SSMID moves ahead
Oct. 9 hearing and action date
Self-Supporting Municipal Improvement District opponents and proponents will have three weeks to prepare their cases.
At Monday night’s council meeting, Marshalltown City Councilors voted 6-1 to approve a resolution setting 5:30 p.m. Oct. 9, as a hearing and action date for the highly controversial measure.
Voting yes were First Ward’s Dan Kester, Third Ward Councilor Mike Gowdy, Second Ward’s Joel Greer, Fourth Ward’s Al Hoop, and At-Large Councilors Bill Martin and Bethany Wirin. At-Large Leon Lamer voted no.
SSMID is a self-imposed levy upon commercial and industrial property taxable value within a district. The issue before the council is to establish a district downtown which would include 263 property owners, a mix of businesses, churches, and not-for-profit organizations.
Should the SSMID be approved by council, selected downtown property owners would then be subjected to a special levy which would be added to their overall cost of doing business.
For example, banks and retailers would pay the levy, while churches and not-for-businesses would not.
The funds collected from the levy are restricted to improving the business and cultural environment of a specific district, in this case downtown.
Council chambers were nearly full again for the second consecutive city council meeting as many SSMID opponents and proponents were ready to debate again, as they did at the Sept. 7 Planning & Zoning Commission meeting and the Aug. 28 council meeting.
But they will have to wait to make remarks at the Oct. 9, meeting said Mayor Jim Lowrance to the audience.
However, after several other agenda items were resolved, David Thompson, owner of Thompson’s True Value
and a SSMID opponent, asked Lowrance to allow the audience to comment publicly on the issue.
He said Lowrance had the authority to adjust the meeting agenda to allow discussion.
“You are losing the crowd,” Thompson said in reference to people interested in SSMID who had already left the meeting.
Lowrance said again SSMID-related discussion would have to wait until Oct. 9.
Thompson and SSMID opponent Jonathan Hull, owner-operator of Willard’s Furs and Fashion waited until public discussion — the last item on the agenda.
Lowrance said only questions regarding SSMID would be allowed.
He reiterated commentary would have to wait until Oct.. 9.
Hull used the opportunity to present a petition listing 40 percent of owners in the district who object to SSMID.
He claimed that was sufficient to allow the council from enacting SSMID.
He also presented a letter from Stepping Stones bookstore owner Mindy Van Dyke had previously presented a letter in opposition to Spohnheimer.
The letter said the levy’s extra cost would be an added financial burden to her business, and urged the CBD to conduct more effective fundraising.
Thompson then questioned City Administrator Jessica Kinser on SSMID policy that she had discussed at the Aug. 28 meeting, specifically obtained from attorney Robert Josten in Des Moines.
Thompson said at the Planning & Zoning meeting that it was unfair that one particular property owned in the SSMID area owned by five individuals allows them five votes on the measure, while he has only one vote.
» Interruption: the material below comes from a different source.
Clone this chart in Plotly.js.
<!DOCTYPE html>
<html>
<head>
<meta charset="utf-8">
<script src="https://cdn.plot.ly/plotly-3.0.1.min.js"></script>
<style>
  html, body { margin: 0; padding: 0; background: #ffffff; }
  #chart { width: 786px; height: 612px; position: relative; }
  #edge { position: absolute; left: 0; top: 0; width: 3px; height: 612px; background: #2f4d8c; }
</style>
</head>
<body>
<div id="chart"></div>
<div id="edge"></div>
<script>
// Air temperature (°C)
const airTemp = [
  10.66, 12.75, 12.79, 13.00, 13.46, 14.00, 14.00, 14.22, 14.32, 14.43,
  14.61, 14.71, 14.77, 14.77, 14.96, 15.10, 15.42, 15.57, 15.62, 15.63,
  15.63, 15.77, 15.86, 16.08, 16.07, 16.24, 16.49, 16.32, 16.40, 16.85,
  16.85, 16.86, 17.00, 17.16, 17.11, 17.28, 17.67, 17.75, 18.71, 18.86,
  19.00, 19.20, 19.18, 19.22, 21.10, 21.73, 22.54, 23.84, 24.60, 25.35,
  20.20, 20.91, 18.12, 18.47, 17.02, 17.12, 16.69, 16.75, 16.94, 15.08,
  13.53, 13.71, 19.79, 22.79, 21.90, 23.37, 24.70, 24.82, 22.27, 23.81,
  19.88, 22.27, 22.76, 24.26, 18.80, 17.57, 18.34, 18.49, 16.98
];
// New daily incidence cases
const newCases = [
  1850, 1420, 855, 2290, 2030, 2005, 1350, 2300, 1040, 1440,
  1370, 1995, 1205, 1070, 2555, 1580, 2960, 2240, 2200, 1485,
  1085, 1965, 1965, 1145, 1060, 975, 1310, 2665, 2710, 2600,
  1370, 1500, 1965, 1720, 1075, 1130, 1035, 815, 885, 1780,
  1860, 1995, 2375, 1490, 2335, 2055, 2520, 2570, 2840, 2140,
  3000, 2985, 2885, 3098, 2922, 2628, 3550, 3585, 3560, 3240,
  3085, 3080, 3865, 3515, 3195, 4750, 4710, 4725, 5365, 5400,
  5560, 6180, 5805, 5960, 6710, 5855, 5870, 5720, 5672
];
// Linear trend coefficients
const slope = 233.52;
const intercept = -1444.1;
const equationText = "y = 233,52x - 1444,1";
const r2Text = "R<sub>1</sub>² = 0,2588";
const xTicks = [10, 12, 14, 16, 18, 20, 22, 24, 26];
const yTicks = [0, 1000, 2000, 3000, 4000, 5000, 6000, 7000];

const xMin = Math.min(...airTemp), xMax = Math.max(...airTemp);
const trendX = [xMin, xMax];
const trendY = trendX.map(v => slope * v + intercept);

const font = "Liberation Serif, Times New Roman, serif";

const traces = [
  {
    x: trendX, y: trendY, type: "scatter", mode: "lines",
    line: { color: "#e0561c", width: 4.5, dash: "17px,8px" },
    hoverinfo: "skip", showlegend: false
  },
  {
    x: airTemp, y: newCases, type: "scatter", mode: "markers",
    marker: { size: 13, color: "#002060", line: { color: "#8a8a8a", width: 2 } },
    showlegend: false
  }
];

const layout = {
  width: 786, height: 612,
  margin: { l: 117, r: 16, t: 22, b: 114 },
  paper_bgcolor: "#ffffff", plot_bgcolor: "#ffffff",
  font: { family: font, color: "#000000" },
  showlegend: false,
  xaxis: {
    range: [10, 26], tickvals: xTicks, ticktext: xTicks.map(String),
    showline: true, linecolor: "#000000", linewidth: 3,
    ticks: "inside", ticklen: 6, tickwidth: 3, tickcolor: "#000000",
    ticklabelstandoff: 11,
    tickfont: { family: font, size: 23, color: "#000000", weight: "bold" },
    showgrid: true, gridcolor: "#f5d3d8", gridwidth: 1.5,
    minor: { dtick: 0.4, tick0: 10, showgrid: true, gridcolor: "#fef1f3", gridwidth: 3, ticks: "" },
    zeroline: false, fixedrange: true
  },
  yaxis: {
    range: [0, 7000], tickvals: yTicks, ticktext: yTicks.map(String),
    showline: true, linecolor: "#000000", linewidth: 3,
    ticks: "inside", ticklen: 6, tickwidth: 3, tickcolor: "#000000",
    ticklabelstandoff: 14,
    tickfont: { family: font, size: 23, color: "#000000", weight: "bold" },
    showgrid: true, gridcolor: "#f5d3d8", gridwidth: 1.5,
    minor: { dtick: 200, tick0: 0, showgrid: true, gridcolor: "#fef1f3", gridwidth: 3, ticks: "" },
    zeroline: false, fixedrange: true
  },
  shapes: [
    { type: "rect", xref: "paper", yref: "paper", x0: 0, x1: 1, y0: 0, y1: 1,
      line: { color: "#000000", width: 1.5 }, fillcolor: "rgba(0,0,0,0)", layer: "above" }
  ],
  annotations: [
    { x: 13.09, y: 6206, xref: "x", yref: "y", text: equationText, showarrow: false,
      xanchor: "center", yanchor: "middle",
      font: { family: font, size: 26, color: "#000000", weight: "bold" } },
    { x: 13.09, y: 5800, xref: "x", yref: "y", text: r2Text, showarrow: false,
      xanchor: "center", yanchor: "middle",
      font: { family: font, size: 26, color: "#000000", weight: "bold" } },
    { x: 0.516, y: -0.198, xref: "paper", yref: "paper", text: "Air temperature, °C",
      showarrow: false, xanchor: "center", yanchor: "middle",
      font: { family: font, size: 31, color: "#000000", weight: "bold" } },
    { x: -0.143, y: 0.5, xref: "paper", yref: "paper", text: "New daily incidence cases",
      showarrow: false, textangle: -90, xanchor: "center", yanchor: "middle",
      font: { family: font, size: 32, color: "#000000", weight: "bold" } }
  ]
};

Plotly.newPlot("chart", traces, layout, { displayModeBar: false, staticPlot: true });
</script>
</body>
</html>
Kinser said she would email a response to Thompson.
At the conclusion of the exchange between Kinser and Thompson Lowranc addressed the crowd concerning the Oct. 9 meeting.
“I understand emotions were running high at the Sept. 7 Planning & Zoning Commission meeting,” he said.
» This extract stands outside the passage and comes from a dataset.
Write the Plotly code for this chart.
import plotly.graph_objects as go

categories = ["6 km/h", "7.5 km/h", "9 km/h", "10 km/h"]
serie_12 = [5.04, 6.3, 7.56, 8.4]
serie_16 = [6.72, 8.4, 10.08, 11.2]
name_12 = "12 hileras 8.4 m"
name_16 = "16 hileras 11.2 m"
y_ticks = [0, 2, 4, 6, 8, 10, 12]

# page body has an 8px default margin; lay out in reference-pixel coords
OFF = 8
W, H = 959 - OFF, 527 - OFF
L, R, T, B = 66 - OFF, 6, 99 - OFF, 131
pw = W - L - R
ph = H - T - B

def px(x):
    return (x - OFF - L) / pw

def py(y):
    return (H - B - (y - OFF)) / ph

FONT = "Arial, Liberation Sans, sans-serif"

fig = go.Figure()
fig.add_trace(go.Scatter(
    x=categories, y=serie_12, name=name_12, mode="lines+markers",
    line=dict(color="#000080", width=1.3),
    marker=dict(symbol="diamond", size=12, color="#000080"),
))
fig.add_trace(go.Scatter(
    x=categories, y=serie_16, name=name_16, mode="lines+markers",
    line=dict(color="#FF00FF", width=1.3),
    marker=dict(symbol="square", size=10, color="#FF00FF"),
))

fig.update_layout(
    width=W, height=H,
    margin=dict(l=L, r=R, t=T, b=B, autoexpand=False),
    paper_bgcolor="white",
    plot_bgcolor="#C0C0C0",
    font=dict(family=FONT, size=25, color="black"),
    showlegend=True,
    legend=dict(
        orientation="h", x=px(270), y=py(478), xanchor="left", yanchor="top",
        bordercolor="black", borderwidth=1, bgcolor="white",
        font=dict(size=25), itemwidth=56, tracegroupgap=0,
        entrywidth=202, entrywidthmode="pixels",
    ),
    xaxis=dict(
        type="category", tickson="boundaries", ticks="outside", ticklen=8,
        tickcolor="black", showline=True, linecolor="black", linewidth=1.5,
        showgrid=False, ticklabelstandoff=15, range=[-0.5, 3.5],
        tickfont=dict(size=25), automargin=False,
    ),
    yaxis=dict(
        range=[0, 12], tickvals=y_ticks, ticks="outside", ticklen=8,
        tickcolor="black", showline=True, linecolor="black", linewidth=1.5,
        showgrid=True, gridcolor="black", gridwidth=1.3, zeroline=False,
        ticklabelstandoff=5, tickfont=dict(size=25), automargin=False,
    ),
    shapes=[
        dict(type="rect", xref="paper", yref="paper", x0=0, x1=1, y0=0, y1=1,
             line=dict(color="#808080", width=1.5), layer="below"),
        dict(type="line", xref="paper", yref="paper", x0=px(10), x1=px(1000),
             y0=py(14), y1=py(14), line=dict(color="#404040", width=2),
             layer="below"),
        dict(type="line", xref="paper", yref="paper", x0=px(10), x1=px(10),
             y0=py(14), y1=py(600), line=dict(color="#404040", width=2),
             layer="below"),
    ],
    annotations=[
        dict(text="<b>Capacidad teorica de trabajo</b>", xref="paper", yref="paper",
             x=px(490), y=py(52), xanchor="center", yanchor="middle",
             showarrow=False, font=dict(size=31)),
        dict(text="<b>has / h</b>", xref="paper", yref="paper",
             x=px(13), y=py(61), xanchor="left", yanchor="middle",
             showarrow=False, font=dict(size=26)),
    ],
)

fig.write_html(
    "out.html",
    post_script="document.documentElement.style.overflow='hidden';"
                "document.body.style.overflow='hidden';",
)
“We are all friends and associates, in some cases, many years. Let us remember that Oct. 9, and keep emotions in check. The state is limiting the council what it can, and can not do.”
With his voice at times cracking from emotion, Marshalltown Fire Chief David Rierson spoke about the 16th anniversary of the terrorist attack in New York City, which resulted in the deaths of 2,997 Americans, and total destruction of the World Trade Center and many nearby buildings.
“403 emergency responders — firemen, police and Port Authority officials — gave their lives that day … it reminds us all in this business who have sworn to protect our fellow citizens we could be put in harms way at any given time on any given day,” he said.
Rierson poignant remarks were highlighted in his citing the exact time of day two planes crashed in the WTC, the Pentagon, and in a Pennsylvania field.
“At 8:45 a.m. one passenger jet hit the near the 80th floor of the north tower … 18 minutes later another passenger jet hit near the 60th floor of the south tower. Both killed hundreds instantly and trapped thousands of others.”
A moment of silence was held for all who perished.
In other action:
— Kristin Allman of the local Sister Cities program asked the council for $2,000 to facilitate a friendship-based program between Marshalltown and a Japanese city. Two students who participated also reported to the council.
Council will take up her request during budget discussions in January, 2018.
— The council approved by 7-0 vote a request from Marshall Economic Development’s Tom Deimerly to facilitate a housing study necessary to replace one done three years ago. Deimerly said he has secured nearly $4,000 from private businesses.
— Approved new liquor license for Manhana Ventures, LLC, dba as Calvin Rockett. New owner is Dave Mattox. He said his son Grant Mattox will manage day-to-day activities.